Restate all the material verbatim, except for the pictures.

## BEGIN Data

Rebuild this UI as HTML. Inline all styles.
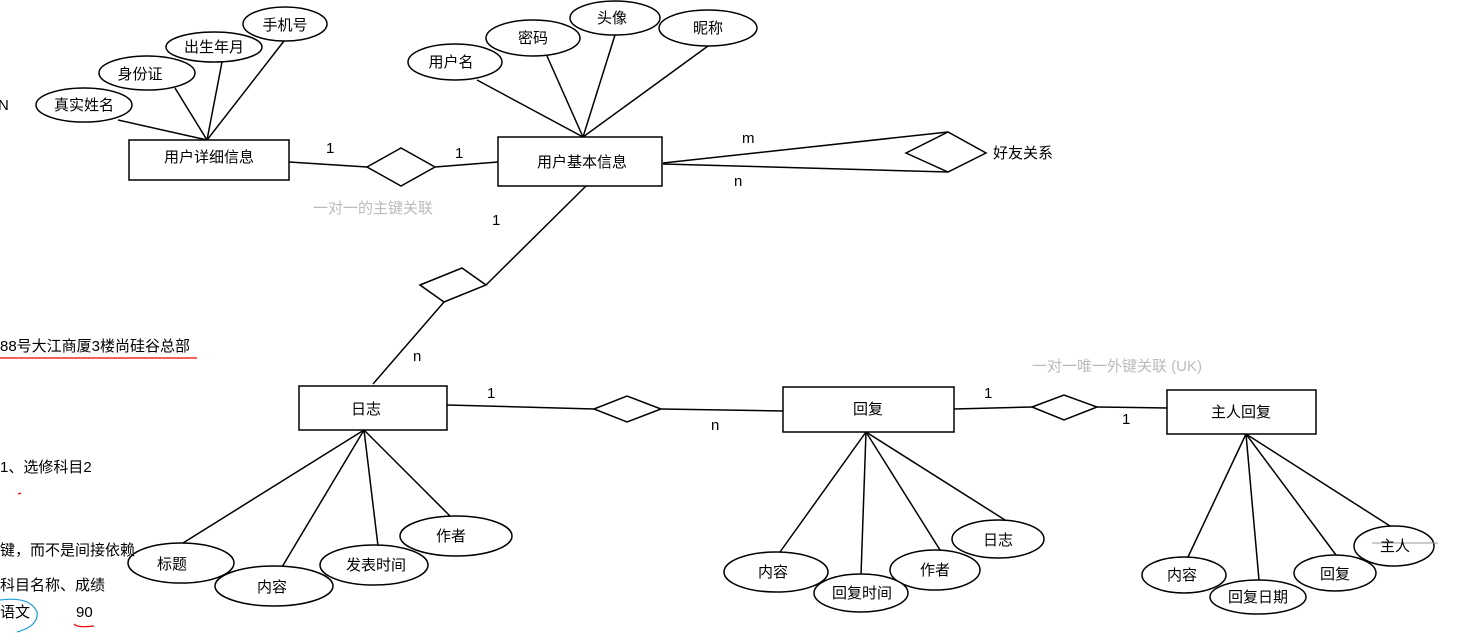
<!DOCTYPE html>
<html><head><meta charset="utf-8"><style>
html,body{margin:0;padding:0;background:#fff;width:1476px;height:635px;overflow:hidden}
svg{display:block}
text{font-family:"Liberation Sans","Noto Sans CJK SC",sans-serif;font-size:15px;fill:#000}
.g{fill:#bbb}
</style></head><body>
<svg width="1476" height="635" viewBox="0 0 1476 635" xmlns="http://www.w3.org/2000/svg">
<g stroke="#000" stroke-width="1.5" fill="none">
<!-- 用户详细信息 lines -->
<line x1="207" y1="140" x2="118" y2="120"/>
<line x1="207" y1="140" x2="175" y2="88"/>
<line x1="207" y1="140" x2="222" y2="62"/>
<line x1="207" y1="140" x2="284" y2="41"/>
<!-- 用户基本信息 lines -->
<line x1="583" y1="137" x2="477" y2="80"/>
<line x1="583" y1="137" x2="547" y2="56"/>
<line x1="583" y1="137" x2="615" y2="35"/>
<line x1="583" y1="137" x2="708" y2="46"/>
<!-- relations -->
<polyline points="289,162 367,167"/>
<polygon points="367,167 401,148 435,167 401,186"/>
<polyline points="435,167 498,162"/>
<polyline points="663,163 948,132"/>
<polyline points="663,164 948,172"/>
<polygon points="906,153 948,132 986,153 948,172"/>
<line x1="586" y1="186" x2="486" y2="285"/>
<polygon points="420,285 462,268 486,285 444,302"/>
<line x1="444" y1="302" x2="373" y2="384"/>
<polyline points="447,405 594,409"/>
<polygon points="594,409 627,396 661,409 627,422"/>
<polyline points="661,409 783,411"/>
<polyline points="954,409 1032,407"/>
<polygon points="1032,407 1064,395 1097,407 1064,420"/>
<polyline points="1097,407 1167,408"/>
<!-- 日志 lines -->
<line x1="364" y1="430" x2="183" y2="543"/>
<line x1="364" y1="430" x2="282" y2="567"/>
<line x1="364" y1="430" x2="378" y2="546"/>
<line x1="364" y1="430" x2="450" y2="516"/>
<!-- 回复 lines -->
<line x1="866" y1="432" x2="780" y2="552"/>
<line x1="866" y1="432" x2="861" y2="575"/>
<line x1="866" y1="432" x2="940" y2="550"/>
<line x1="866" y1="432" x2="1005" y2="520"/>
<!-- 主人回复 lines -->
<line x1="1246" y1="434" x2="1188" y2="557"/>
<line x1="1246" y1="434" x2="1259" y2="580"/>
<line x1="1246" y1="434" x2="1336" y2="555"/>
<line x1="1246" y1="434" x2="1390" y2="526"/>
</g>
<g stroke="#000" stroke-width="1.5" fill="#fff">
<ellipse cx="84" cy="105" rx="48" ry="17"/>
<ellipse cx="147" cy="73" rx="48" ry="17"/>
<ellipse cx="214" cy="47" rx="48" ry="15"/>
<ellipse cx="285" cy="24" rx="42" ry="17"/>
<ellipse cx="455" cy="62" rx="47" ry="18"/>
<ellipse cx="533" cy="38" rx="47" ry="18"/>
<ellipse cx="615" cy="18" rx="45" ry="17"/>
<ellipse cx="708" cy="28" rx="49" ry="18"/>
<rect x="129" y="140" width="160" height="40"/>
<rect x="498" y="137" width="164" height="49"/>
<rect x="299" y="386" width="148" height="44"/>
<rect x="783" y="387" width="171" height="45"/>
<rect x="1167" y="390" width="149" height="44"/>
<ellipse cx="456" cy="536" rx="56" ry="20"/>
<ellipse cx="181" cy="563" rx="53" ry="20"/>
<ellipse cx="374" cy="565" rx="54" ry="20"/>
<ellipse cx="274" cy="586" rx="59" ry="20"/>
<ellipse cx="998" cy="539" rx="46" ry="19"/>
<ellipse cx="935" cy="570" rx="45" ry="20"/>
<ellipse cx="776" cy="572" rx="52" ry="20"/>
<ellipse cx="861" cy="593" rx="47" ry="19"/>
<ellipse cx="1394" cy="546" rx="40" ry="20"/>
<ellipse cx="1335" cy="573" rx="41" ry="18"/>
<ellipse cx="1184" cy="575" rx="42" ry="18"/>
<ellipse cx="1258" cy="597" rx="48" ry="17"/>
</g>
<line x1="1372" y1="543" x2="1438" y2="543" stroke="#999" stroke-width="1"/>
<g text-anchor="middle">
<text x="84" y="110">真实姓名</text>
<text x="140" y="79">身份证</text>
<text x="214" y="52">出生年月</text>
<text x="285" y="30">手机号</text>
<text x="451" y="67">用户名</text>
<text x="533" y="43">密码</text>
<text x="612" y="23">头像</text>
<text x="708" y="33">昵称</text>
<text x="209" y="162">用户详细信息</text>
<text x="582" y="167">用户基本信息</text>
<text x="366" y="414">日志</text>
<text x="868" y="414">回复</text>
<text x="1241" y="417">主人回复</text>
<text x="172" y="569">标题</text>
<text x="272" y="592">内容</text>
<text x="376" y="570">发表时间</text>
<text x="451" y="541">作者</text>
<text x="773" y="577">内容</text>
<text x="862" y="598">回复时间</text>
<text x="935" y="575">作者</text>
<text x="998" y="545">日志</text>
<text x="1182" y="580">内容</text>
<text x="1258" y="602">回复日期</text>
<text x="1335" y="579">回复</text>
<text x="1395" y="551">主人</text>
</g>
<text x="326" y="153">1</text>
<text x="455" y="158">1</text>
<text x="742" y="143">m</text>
<text x="734" y="186">n</text>
<text x="993" y="158">好友关系</text>
<text x="492" y="225">1</text>
<text x="413" y="361">n</text>
<text x="487" y="398">1</text>
<text x="711" y="430">n</text>
<text x="984" y="398">1</text>
<text x="1122" y="424">1</text>
<text class="g" x="313" y="213">一对一的主键关联</text>
<text class="g" x="1032" y="371">一对一唯一外键关联 (UK)</text>
<text x="-2" y="110">N</text>
<text x="0" y="351">88号大江商厦3楼尚硅谷总部</text>
<line x1="0" y1="358" x2="197" y2="358" stroke="#e00" stroke-width="1.2"/>
<text x="0" y="472">1、选修科目2</text>
<path d="M18 494 l3 -1" stroke="#e00" stroke-width="1.2"/>
<text x="0" y="555">键，而不是间接依赖</text>
<text x="0" y="590">科目名称、成绩</text>
<text x="0" y="617">语文</text>
<text x="76" y="617">90</text>
<path d="M74 624 q3 4 20 2" stroke="#e00" stroke-width="1.2" fill="none"/>
<path d="M0 600 q30 -4 37 12 q2 14 -20 20" stroke="#1a9fd8" stroke-width="1.2" fill="none"/>
</svg>
</body></html>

## END Data

=== Solved exercise ===
Rebuild this UI as HTML. Inline all styles.
<!DOCTYPE html>
<html><head><meta charset="utf-8"><style>
html,body{margin:0;padding:0;background:#fff;width:1476px;height:635px;overflow:hidden}
svg{display:block}
text{font-family:"Liberation Sans","Noto Sans CJK SC",sans-serif;font-size:15px;fill:#000}
.g{fill:#bbb}
</style></head><body>
<svg width="1476" height="635" viewBox="0 0 1476 635" xmlns="http://www.w3.org/2000/svg">
<g stroke="#000" stroke-width="1.5" fill="none">
<!-- 用户详细信息 lines -->
<line x1="207" y1="140" x2="118" y2="120"/>
<line x1="207" y1="140" x2="175" y2="88"/>
<line x1="207" y1="140" x2="222" y2="62"/>
<line x1="207" y1="140" x2="284" y2="41"/>
<!-- 用户基本信息 lines -->
<line x1="583" y1="137" x2="477" y2="80"/>
<line x1="583" y1="137" x2="547" y2="56"/>
<line x1="583" y1="137" x2="615" y2="35"/>
<line x1="583" y1="137" x2="708" y2="46"/>
<!-- relations -->
<polyline points="289,162 367,167"/>
<polygon points="367,167 401,148 435,167 401,186"/>
<polyline points="435,167 498,162"/>
<polyline points="663,163 948,132"/>
<polyline points="663,164 948,172"/>
<polygon points="906,153 948,132 986,153 948,172"/>
<line x1="586" y1="186" x2="486" y2="285"/>
<polygon points="420,285 462,268 486,285 444,302"/>
<line x1="444" y1="302" x2="373" y2="384"/>
<polyline points="447,405 594,409"/>
<polygon points="594,409 627,396 661,409 627,422"/>
<polyline points="661,409 783,411"/>
<polyline points="954,409 1032,407"/>
<polygon points="1032,407 1064,395 1097,407 1064,420"/>
<polyline points="1097,407 1167,408"/>
<!-- 日志 lines -->
<line x1="364" y1="430" x2="183" y2="543"/>
<line x1="364" y1="430" x2="282" y2="567"/>
<line x1="364" y1="430" x2="378" y2="546"/>
<line x1="364" y1="430" x2="450" y2="516"/>
<!-- 回复 lines -->
<line x1="866" y1="432" x2="780" y2="552"/>
<line x1="866" y1="432" x2="861" y2="575"/>
<line x1="866" y1="432" x2="940" y2="550"/>
<line x1="866" y1="432" x2="1005" y2="520"/>
<!-- 主人回复 lines -->
<line x1="1246" y1="434" x2="1188" y2="557"/>
<line x1="1246" y1="434" x2="1259" y2="580"/>
<line x1="1246" y1="434" x2="1336" y2="555"/>
<line x1="1246" y1="434" x2="1390" y2="526"/>
</g>
<g stroke="#000" stroke-width="1.5" fill="#fff">
<ellipse cx="84" cy="105" rx="48" ry="17"/>
<ellipse cx="147" cy="73" rx="48" ry="17"/>
<ellipse cx="214" cy="47" rx="48" ry="15"/>
<ellipse cx="285" cy="24" rx="42" ry="17"/>
<ellipse cx="455" cy="62" rx="47" ry="18"/>
<ellipse cx="533" cy="38" rx="47" ry="18"/>
<ellipse cx="615" cy="18" rx="45" ry="17"/>
<ellipse cx="708" cy="28" rx="49" ry="18"/>
<rect x="129" y="140" width="160" height="40"/>
<rect x="498" y="137" width="164" height="49"/>
<rect x="299" y="386" width="148" height="44"/>
<rect x="783" y="387" width="171" height="45"/>
<rect x="1167" y="390" width="149" height="44"/>
<ellipse cx="456" cy="536" rx="56" ry="20"/>
<ellipse cx="181" cy="563" rx="53" ry="20"/>
<ellipse cx="374" cy="565" rx="54" ry="20"/>
<ellipse cx="274" cy="586" rx="59" ry="20"/>
<ellipse cx="998" cy="539" rx="46" ry="19"/>
<ellipse cx="935" cy="570" rx="45" ry="20"/>
<ellipse cx="776" cy="572" rx="52" ry="20"/>
<ellipse cx="861" cy="593" rx="47" ry="19"/>
<ellipse cx="1394" cy="546" rx="40" ry="20"/>
<ellipse cx="1335" cy="573" rx="41" ry="18"/>
<ellipse cx="1184" cy="575" rx="42" ry="18"/>
<ellipse cx="1258" cy="597" rx="48" ry="17"/>
</g>
<line x1="1372" y1="543" x2="1438" y2="543" stroke="#999" stroke-width="1"/>
<g text-anchor="middle">
<text x="84" y="110">真实姓名</text>
<text x="140" y="79">身份证</text>
<text x="214" y="52">出生年月</text>
<text x="285" y="30">手机号</text>
<text x="451" y="67">用户名</text>
<text x="533" y="43">密码</text>
<text x="612" y="23">头像</text>
<text x="708" y="33">昵称</text>
<text x="209" y="162">用户详细信息</text>
<text x="582" y="167">用户基本信息</text>
<text x="366" y="414">日志</text>
<text x="868" y="414">回复</text>
<text x="1241" y="417">主人回复</text>
<text x="172" y="569">标题</text>
<text x="272" y="592">内容</text>
<text x="376" y="570">发表时间</text>
<text x="451" y="541">作者</text>
<text x="773" y="577">内容</text>
<text x="862" y="598">回复时间</text>
<text x="935" y="575">作者</text>
<text x="998" y="545">日志</text>
<text x="1182" y="580">内容</text>
<text x="1258" y="602">回复日期</text>
<text x="1335" y="579">回复</text>
<text x="1395" y="551">主人</text>
</g>
<text x="326" y="153">1</text>
<text x="455" y="158">1</text>
<text x="742" y="143">m</text>
<text x="734" y="186">n</text>
<text x="993" y="158">好友关系</text>
<text x="492" y="225">1</text>
<text x="413" y="361">n</text>
<text x="487" y="398">1</text>
<text x="711" y="430">n</text>
<text x="984" y="398">1</text>
<text x="1122" y="424">1</text>
<text class="g" x="313" y="213">一对一的主键关联</text>
<text class="g" x="1032" y="371">一对一唯一外键关联 (UK)</text>
<text x="-2" y="110">N</text>
<text x="0" y="351">88号大江商厦3楼尚硅谷总部</text>
<line x1="0" y1="358" x2="197" y2="358" stroke="#e00" stroke-width="1.2"/>
<text x="0" y="472">1、选修科目2</text>
<path d="M18 494 l3 -1" stroke="#e00" stroke-width="1.2"/>
<text x="0" y="555">键，而不是间接依赖</text>
<text x="0" y="590">科目名称、成绩</text>
<text x="0" y="617">语文</text>
<text x="76" y="617">90</text>
<path d="M74 624 q3 4 20 2" stroke="#e00" stroke-width="1.2" fill="none"/>
<path d="M0 600 q30 -4 37 12 q2 14 -20 20" stroke="#1a9fd8" stroke-width="1.2" fill="none"/>
</svg>
</body></html>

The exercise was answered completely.